_What to do_. Look over the lines below. Report each one that includes the string "picture".

________

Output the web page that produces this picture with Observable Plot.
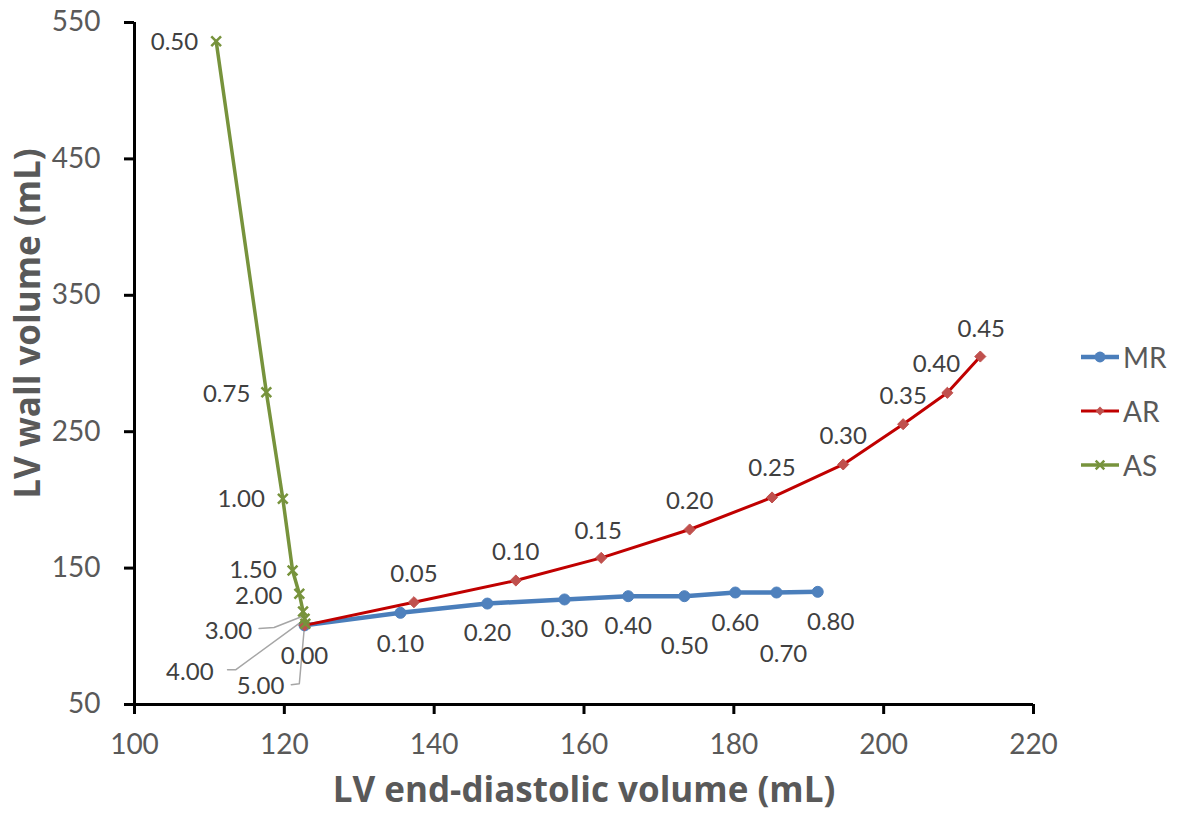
<!DOCTYPE html>
<html>
<head>
<meta charset="utf-8">
<script src="https://cdn.jsdelivr.net/npm/d3@7"></script>
<script src="https://cdn.jsdelivr.net/npm/@observablehq/plot@0.6"></script>
<style>
  html, body { margin: 0; padding: 0; background: #fff; }
  #wrap { position: relative; width: 1178px; height: 813px; font-family: Lato, "Open Sans", sans-serif; }
  #legend { position: absolute; left: 1080px; top: 340px; }
  .item { position: absolute; left: 0; height: 34px; display: flex; align-items: center; white-space: nowrap; }
  .item span { font-size: 28px; color: #595959; margin-left: 3px; }
</style>
</head>
<body>
<div id="wrap"><div id="legend"></div></div>
<script>
// ---- data ----
const xTicks = [100, 120, 140, 160, 180, 200, 220];
const yTicks = [50, 150, 250, 350, 450, 550];

const mrX = [122.7, 135.5, 147.1, 157.4, 165.9, 173.4, 180.2, 185.7, 191.2];
const mrY = [108.0, 117.2, 124.0, 127.0, 129.4, 129.4, 132.1, 132.1, 132.6];
const mrLabels = ["0.00", "0.10", "0.20", "0.30", "0.40", "0.50", "0.60", "0.70", "0.80"];

const arX = [122.7, 137.3, 150.9, 162.3, 174.1, 185.1, 194.6, 202.6, 208.5, 212.9];
const arY = [108.0, 125.0, 140.9, 157.5, 178.3, 201.8, 226.0, 255.5, 278.5, 305.1];
const arLabels = [null, "0.05", "0.10", "0.15", "0.20", "0.25", "0.30", "0.35", "0.40", "0.45"];

const asX = [110.9, 117.6, 119.8, 121.1, 122.0, 122.5, 122.7, 122.8];
const asY = [536.3, 279.0, 200.8, 148.2, 131.2, 118.2, 112.8, 109.2];
const asLabels = ["0.50", "0.75", "1.00", "1.50", "2.00", "3.00", "4.00", "5.00"];

const seriesNames = ["MR", "AR", "AS"];

// ---- layout / style (pixel offsets of data labels) ----
const W = 1178, H = 813;
const M = {left: 134, right: 145, top: 22, bottom: 109};
const mrDx = [0, 0, 0, 0, 0, 0, 0, 7, 13];
const mrDy = [31, 31, 30, 30, 30, 50, 31, 62, 30];
const arDx = [0, 0, 0, -3, 0, 0, 0, 0, -11, 1];
const arDy = [0, -28, -28, -27, -28, -29, -28, -28, -29, -27];
const asDx = [-18, -16, -18, -16, -17, -51, -91, -21];
const asDy = [1, 2, 1, 0, 3, 20, 53, 63];
// leader lines (index into AS series -> pixel polyline relative to point)
const leaders = [
  {i: 5, pts: [[-44, 17], [-29, 16], [-1, 5]]},
  {i: 6, pts: [[-77, 51], [-69, 51], [-2, 2]]},
  {i: 7, pts: [[-14, 61], [-6, 60], [-1, 4]]}
];

const colors = {MR: {line: "#4a7ebb", mark: "#4f81bd"}, AR: {line: "#c00000", mark: "#c0504d"}, AS: {line: "#77933c", mark: "#77933c"}};

const mr = mrX.map((x, i) => ({x, y: mrY[i], label: mrLabels[i], dx: mrDx[i], dy: mrDy[i]}));
const ar = arX.map((x, i) => ({x, y: arY[i], label: arLabels[i], dx: arDx[i], dy: arDy[i]}));
const as = asX.map((x, i) => ({x, y: asY[i], label: asLabels[i], dx: asDx[i], dy: asDy[i]}));

const xDom = [100, 220], yDom = [50, 550];
const kx = (W - M.left - M.right) / (xDom[1] - xDom[0]);
const ky = (H - M.top - M.bottom) / (yDom[1] - yDom[0]);

const leaderData = leaders.flatMap((l, k) => l.pts.map(([px, py]) => ({
  k, x: as[l.i].x + px / kx, y: as[l.i].y - py / ky
})));

const labelColor = "#404040";
const labelMarks = (data, anchor) => data.filter(d => d.label).map(d =>
  Plot.text([d], {x: "x", y: "y", text: "label", dx: d.dx, dy: d.dy, textAnchor: anchor,
    fontSize: 24, fill: labelColor}));

const titleFont = "'Open Sans', Lato, sans-serif";

const chart = Plot.plot({
  width: W, height: H,
  marginLeft: M.left, marginRight: M.right, marginTop: M.top, marginBottom: M.bottom,
  style: {fontFamily: "Lato, 'Open Sans', sans-serif", background: "white", overflow: "visible"},
  x: {domain: xDom},
  y: {domain: yDom},
  marks: [
    Plot.axisX({ticks: xTicks, tickSize: 10, tickPadding: 20, stroke: "black", strokeWidth: 3,
      fill: "#595959", fontSize: 28, label: null, tickFormat: d => String(d)}),
    Plot.axisY({ticks: yTicks, tickSize: 10, tickPadding: 24, stroke: "black", strokeWidth: 3,
      fill: "#595959", fontSize: 28, label: null, tickFormat: d => String(d)}),
    Plot.ruleX([xDom[0]], {stroke: "black", strokeWidth: 3}),
    Plot.ruleY([yDom[0]], {stroke: "black", strokeWidth: 3}),
    Plot.text(["LV end-diastolic volume (mL)"], {frameAnchor: "bottom", dy: 86, fontSize: 35,
      fontWeight: "bold", fill: "#595959", fontFamily: titleFont, textAnchor: "middle", lineAnchor: "middle"}),
    Plot.text(["LV wall volume (mL)"], {frameAnchor: "left", dx: -106, dy: -40, rotate: -90, fontSize: 35,
      fontWeight: "bold", fill: "#595959", fontFamily: titleFont, textAnchor: "middle", lineAnchor: "middle"}),
    // leader lines
    Plot.line(leaderData, {x: "x", y: "y", z: "k", stroke: "#a6a6a6", strokeWidth: 1.5}),
    // MR
    Plot.line(mr, {x: "x", y: "y", stroke: colors.MR.line, strokeWidth: 4.5}),
    Plot.dot(mr, {x: "x", y: "y", r: 5.5, fill: colors.MR.mark, stroke: colors.MR.mark, strokeWidth: 1}),
    // AR
    Plot.line(ar, {x: "x", y: "y", stroke: colors.AR.line, strokeWidth: 3}),
    Plot.dot(ar, {x: "x", y: "y", symbol: "diamond2", r: 5, fill: colors.AR.mark, stroke: colors.AR.mark, strokeWidth: 1}),
    // AS
    Plot.line(as, {x: "x", y: "y", stroke: colors.AS.line, strokeWidth: 3.5}),
    Plot.dot(as, {x: "x", y: "y", symbol: "times", r: 4.5, stroke: colors.AS.mark, strokeWidth: 2.5}),
    ...labelMarks(mr, "middle"),
    ...labelMarks(ar, "middle"),
    ...labelMarks(as, "end")
  ]
});
document.getElementById("wrap").prepend(chart);

// legend
const legend = document.getElementById("legend");
seriesNames.forEach((name, i) => {
  const item = document.createElement("div");
  item.className = "item";
  item.style.top = (i * 54) + "px";
  const c = colors[name];
  const sym = d3.symbol(name === "MR" ? d3.symbolCircle : name === "AR" ? d3.symbolDiamond2 : d3.symbolTimes,
    name === "MR" ? Math.PI * 30 : 50)();
  const sw = name === "MR" ? 4.5 : name === "AR" ? 3 : 3.5;
  const markAttrs = name === "AS" ? `fill="none" stroke="${c.mark}" stroke-width="2.5"` : `fill="${c.mark}"`;
  item.innerHTML = `<svg width="40" height="34"><line x1="1" x2="39" y1="17" y2="17" stroke="${c.line}" stroke-width="${sw}"/>` +
    `<path transform="translate(20,17)" d="${sym}" ${markAttrs}/></svg><span>${name}</span>`;
  legend.appendChild(item);
});
</script>
</body>
</html>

________

_Result below_.
Output the web page that produces this picture with Observable Plot.

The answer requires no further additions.